考虑到我国地域广大,情况复杂,社会控制措施不宜“一刀切”,不宜将社会控制的具体行政措施统一化,这就要求在法定的管控权力分配体制中,充分发挥中央和地方两方面的适法主动性。行政法律制度是均衡权力分配的规范,它在制度设计过程中,必然会根据长期的行政经验,进行权力的分配。这种分配,在基本适应社会管理需要的情况下,在法律效力存续期间,应当得以尊重。在现代法治国家,不同层级的公权力,通过权力分配和分化,形成一种“法律制度内的平衡”,它不再雷同于农耕社会的集权行政机制,权力一统于朝廷,而是应表现出公权力在制度内的平衡分布。在法律制度下,朝廷做什么,下臣该做什么,有既成的权力分配,法律规定是清清楚楚的。这的确和古代不一样,现代朝政多少体现出社稷政体的层级分权,而非与古代法一模一样,全是朕意的天下。这种古今之异,社盛的各级干部,以后必须深刻体会。

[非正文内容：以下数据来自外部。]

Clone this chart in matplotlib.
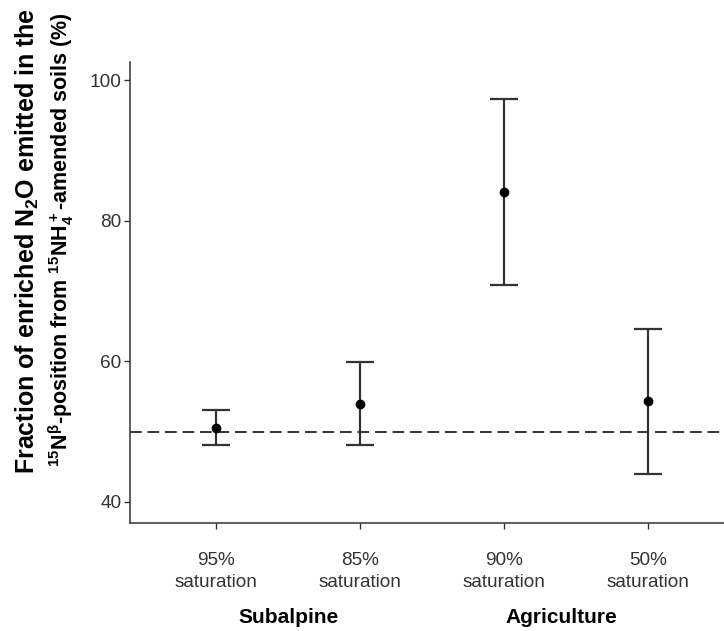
import numpy as np
import matplotlib
matplotlib.use("Agg")
import matplotlib.pyplot as plt

plt.rcParams['font.family'] = ['Liberation Sans', 'DejaVu Sans']
plt.rcParams['mathtext.default'] = 'regular'

# values
treatments = ['95%\nsaturation', '85%\nsaturation', '90%\nsaturation', '50%\nsaturation']
means = [50.5, 53.9, 84.1, 54.3]
upper = [53.1, 59.9, 97.4, 64.65]
lower = [48.05, 48.1, 70.8, 44.0]
groups = ['Subalpine', 'Agriculture']
group_pos = [1.5, 3.4]
reference = 50

x = np.arange(1, len(treatments) + 1)
m = np.array(means)
yerr = [m - np.array(lower), np.array(upper) - m]

fig = plt.figure(figsize=(7.24, 6.31), dpi=100)
ax = fig.add_axes([130 / 724, 1 - 523 / 631, 1 - 130 / 724, (523 - 62) / 631])

ax.axhline(reference, color='#333333', lw=1.4, dashes=[6, 3], zorder=1)
ax.errorbar(x, m, yerr=yerr, fmt='o', color='black', ms=6,
            ecolor='#333333', elinewidth=1.6, capsize=10, capthick=1.6, zorder=3)

ax.set_xlim(0.4, 4.53)
ax.set_ylim(37.0, 102.6)
ax.set_yticks([40, 60, 80, 100])
ax.set_xticks(x)
ax.set_xticklabels(treatments, linespacing=1.35)

for s in ['top', 'right']:
    ax.spines[s].set_visible(False)
for s in ['left', 'bottom']:
    ax.spines[s].set_color('#333333')
    ax.spines[s].set_linewidth(1.1)
ax.tick_params(axis='both', colors='#333333', labelcolor='#333333',
               labelsize=13.7, length=4, width=1)
ax.tick_params(axis='x', pad=17)
ax.tick_params(axis='y', pad=2)

for g, gx in zip(groups, group_pos):
    ax.text(gx, -0.206, g, transform=ax.get_xaxis_transform(),
            ha='center', va='center', fontsize=15, fontweight='bold')

fig.text(35 / 724, 1 - 241 / 631, r'Fraction of enriched N$_2$O emitted in the',
         rotation=90, rotation_mode='anchor', ha='center', va='baseline',
         fontsize=18, fontweight='bold')
fig.text(68 / 724, 1 - 240 / 631,
         r'$^{15}$N$^{\beta}$-position from $^{15}$NH$_4^+$-amended soils (%)',
         rotation=90, rotation_mode='anchor', ha='center', va='baseline',
         fontsize=15.5, fontweight='bold')

fig.savefig('out.png', dpi=100)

在危机冲击下,不及时启动法律制度规定的权力分配安排,毗临地区难免会受到影响。原理在于社会连带化和大交换大流通,使社会危机损失出现了联动效应。非典时期,疫区以外,出现了笔者曾指出的疫情不断跨地域扩散“集权下的忧患”。“非典”冲击反映出传统法律观念对“分权治理”模式的冲击,尤其是“因身份区别适法”的传统,导致部分疫区,因具有特殊地域社会特征和身份,比如是某方面社会活动的中心、集大成者,法律控制手段采用,一直犹豫不决。考虑到自然灾害引发的社会安全危机,本身不需要用超自然和超验方式应对,而是实际地处理社会问题,因此法律制度中的措施,应当在现代法治平等适法原则下,依照法定条件适时采纳,非典给我们提供了一个教训。